A review of the literature indicated that the teaching of study skills to supplement another course such as algebra has led to greater academic achievement. However, many of the studies did not undergo the rigor required to establish a cause-effect relationship. Furthermore, those that did yielded inconclusive results. There was no study found that presented study skills to an online course in mathematics. Additionally, there were very few studies that taught study skills using online technology. In this study the researcher introduced a series of study skills interventions into an online beginning algebra course.

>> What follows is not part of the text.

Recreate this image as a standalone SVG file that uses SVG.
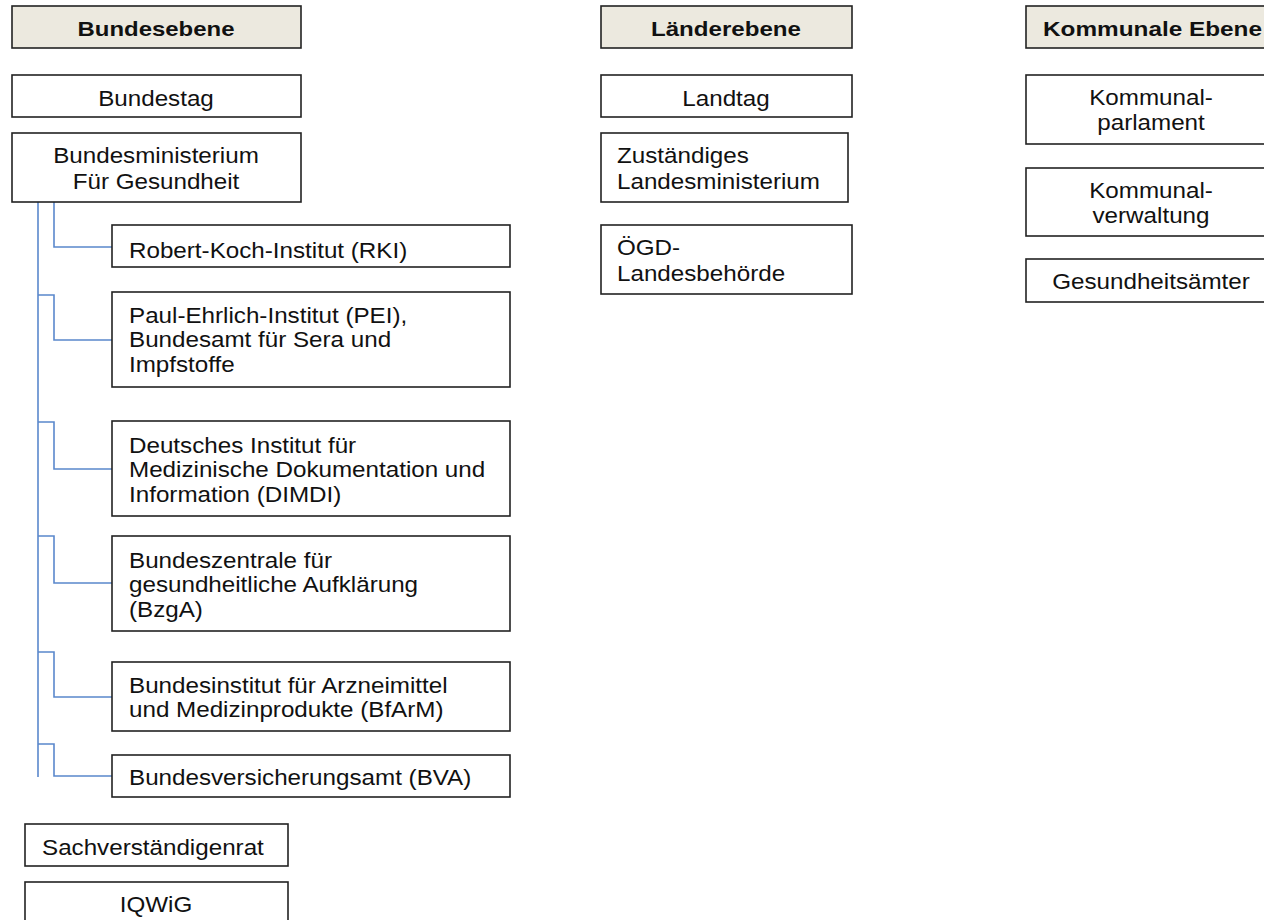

These lessons served as the independent variable. The dependent variables included achievement, completion rate, knowledge of study skills, and motivation. Research questions addressed in this study included the following. Is there a relationship between the knowledge of study skills and course achievement of students enrolled in an online beginning algebra course? Is there a greater rate of completion in the online beginning algebra course for those students who received the study skills treatment? Is there a relationship between the knowledge of study skills and motivation? It was found that there was no relationship between a knowledge of study skills and either course achievement or motivation. Furthermore, there was a greater rate of completion in the online class that did not receive the study skills treatment. Among the study skills that students considered to be the most useful included developing a positive attitude, improving motivation, developing the discipline necessary for online coursework, and becoming more skilled in test taking strategies. Goal setting was considered to be among the least useful study skills. Developing discipline, minimizing procrastination, taking responsibility, the use of study aids, and improving motivation were considered to be the most useful study skills that could be directly applied to other course work.